* Work to do
Filter the data below for the string "this" and copy each matching line.

--- BEGIN Dataset records ---

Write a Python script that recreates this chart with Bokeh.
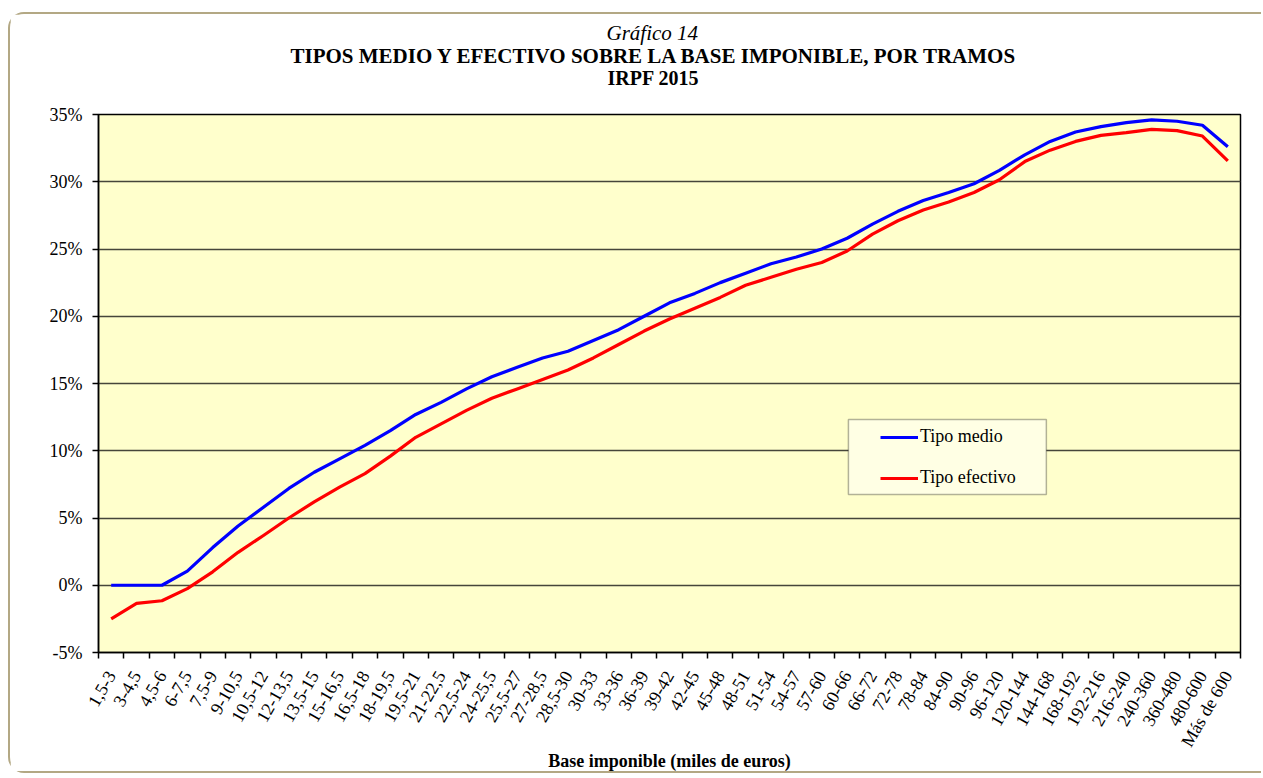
import math
from bokeh.plotting import figure
from bokeh.models import (Range1d, FixedTicker, Legend, LegendItem, Title,
                          BoxAnnotation, PrintfTickFormatter, ColumnDataSource)
from bokeh.embed import file_html
from bokeh.resources import INLINE

categories = ["1,5-3", "3-4,5", "4,5-6", "6-7,5", "7,5-9", "9-10,5", "10,5-12",
              "12-13,5", "13,5-15", "15-16,5", "16,5-18", "18-19,5", "19,5-21",
              "21-22,5", "22,5-24", "24-25,5", "25,5-27", "27-28,5", "28,5-30",
              "30-33", "33-36", "36-39", "39-42", "42-45", "45-48", "48-51",
              "51-54", "54-57", "57-60", "60-66", "66-72", "72-78", "78-84",
              "84-90", "90-96", "96-120", "120-144", "144-168", "168-192",
              "192-216", "216-240", "240-360", "360-480", "480-600", "Más de 600"]

tipo_medio = [0.0, 0.0, 0.0, 1.05, 2.8, 4.4, 5.8, 7.2, 8.4, 9.4, 10.4, 11.5,
              12.7, 13.6, 14.6, 15.5, 16.2, 16.9, 17.4, 18.2, 19.0, 20.0, 21.0,
              21.7, 22.5, 23.2, 23.9, 24.4, 25.0, 25.8, 26.85, 27.8, 28.6, 29.2,
              29.85, 30.85, 32.0, 33.0, 33.7, 34.1, 34.4, 34.6, 34.5, 34.2, 32.6]

tipo_efectivo = [-2.5, -1.35, -1.15, -0.25, 1.0, 2.45, 3.7, 5.0, 6.2, 7.3, 8.3,
                 9.6, 11.0, 12.0, 13.0, 13.9, 14.6, 15.3, 16.0, 16.9, 17.9, 18.9,
                 19.8, 20.6, 21.4, 22.3, 22.9, 23.5, 24.0, 24.85, 26.1, 27.1,
                 27.9, 28.5, 29.2, 30.15, 31.5, 32.35, 33.0, 33.45, 33.65, 33.9,
                 33.8, 33.4, 31.55]

y_ticks = [-5, 0, 5, 10, 15, 20, 25, 30, 35]

FONT = "Liberation Serif"
n = len(categories)
idx = list(range(n))
src = ColumnDataSource(dict(x=idx, medio=tipo_medio, efectivo=tipo_efectivo))

p = figure(width=1253, height=761, title=None,
           x_range=Range1d(-0.5, n - 0.5), y_range=Range1d(-5, 35),
           output_backend="svg", toolbar_location=None,
           min_border_left=88, min_border_right=23,
           min_border_top=100, min_border_bottom=123)
p.background_fill_color = "#FFFFCC"
p.border_fill_color = "white"
p.outline_line_color = "black"
p.outline_line_width = 1.5
p.styles = {"border-left": "2px solid #b3a884", "border-top": "2px solid #b3a884",
            "border-bottom": "2px solid #b3a884",
            "border-top-left-radius": "16px", "border-bottom-left-radius": "16px",
            "margin-top": "12px", "margin-left": "8px"}

# grid
p.xgrid.visible = False
p.ygrid.ticker = FixedTicker(ticks=y_ticks)
p.ygrid.grid_line_color = "#46463a"
p.ygrid.grid_line_width = 1.5

# x axis
xa = p.xaxis[0]
xa.ticker = FixedTicker(ticks=idx, minor_ticks=[i - 0.5 for i in range(n + 1)])
xa.major_label_overrides = {i: c for i, c in enumerate(categories)}
xa.major_label_orientation = math.pi / 3
xa.major_tick_out = 0
xa.major_tick_in = 0
xa.minor_tick_out = 6
xa.minor_tick_in = 0
xa.minor_tick_line_color = "black"
xa.minor_tick_line_width = 1.5
xa.axis_line_color = "black"
xa.axis_line_width = 1.5
xa.major_label_standoff = 14
xa.major_label_text_font = FONT
xa.major_label_text_font_size = "18px"
xa.major_label_text_color = "black"
xa.axis_label = "Base imponible (miles de euros)"
xa.axis_label_text_font = FONT
xa.axis_label_text_font_size = "18px"
xa.axis_label_text_font_style = "bold"
xa.axis_label_text_color = "black"
xa.axis_label_standoff = -7

# y axis
ya = p.yaxis[0]
ya.ticker = FixedTicker(ticks=y_ticks)
ya.formatter = PrintfTickFormatter(format="%d%%")
ya.major_tick_out = 6
ya.major_tick_in = 0
ya.minor_tick_out = 0
ya.minor_tick_in = 0
ya.major_tick_line_color = "black"
ya.major_tick_line_width = 1.5
ya.axis_line_color = "black"
ya.axis_line_width = 1.5
ya.major_label_standoff = 10
ya.major_label_text_font = FONT
ya.major_label_text_font_size = "18px"
ya.major_label_text_color = "black"

r_medio = p.line("x", "medio", source=src, line_color="#0000FF", line_width=3.2,
                 line_join="round")
r_efectivo = p.line("x", "efectivo", source=src, line_color="#FF0000", line_width=3.2,
                    line_join="round")

# legend box
box = BoxAnnotation(left=29.05, right=36.85, bottom=6.75, top=12.32,
                    fill_color="#FFFFE4", fill_alpha=1.0,
                    line_color="black", line_width=1.5, level="annotation")
p.add_layout(box)

legend = Legend(items=[LegendItem(label="Tipo medio", renderers=[r_medio]),
                       LegendItem(label="Tipo efectivo", renderers=[r_efectivo])],
                location=(782, 164), padding=0, margin=0, spacing=20,
                glyph_width=38, glyph_height=20, label_height=20,
                label_standoff=2,
                label_text_font=FONT, label_text_font_size="18px",
                label_text_color="black",
                background_fill_alpha=0, border_line_alpha=0)
p.add_layout(legend)

# titles (first added = closest to the plot); a thin spacer sits next to the plot
p.add_layout(Title(text=" ", text_font=FONT, text_font_size="1px",
                   standoff=25), "above")
p.add_layout(Title(text="IRPF 2015", text_font=FONT, text_font_size="20px",
                   text_font_style="bold", text_color="black", align="left",
                   offset=509, standoff=-4), "above")
p.add_layout(Title(text="TIPOS  MEDIO Y EFECTIVO  SOBRE LA BASE IMPONIBLE, POR TRAMOS",
                   text_font=FONT, text_font_size="21px", text_font_style="bold",
                   text_color="black", align="left", offset=192, standoff=-3), "above")
p.add_layout(Title(text="Gráfico 14", text_font=FONT, text_font_size="21px",
                   text_font_style="italic", text_color="black", align="left",
                   offset=508, standoff=-3), "above")

open("out.html", "w").write(file_html(p, INLINE))
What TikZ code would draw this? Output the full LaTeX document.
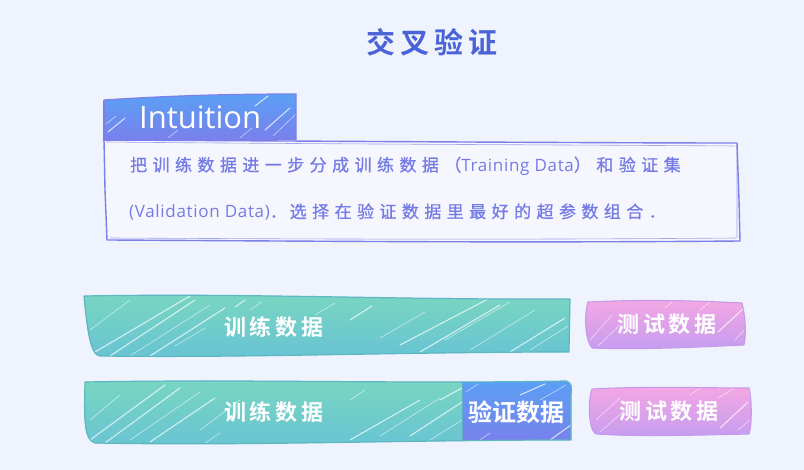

--- END Dataset records ---

* Task answer
Write a Python script that recreates this chart with Bokeh.
What TikZ code would draw this? Output the full LaTeX document.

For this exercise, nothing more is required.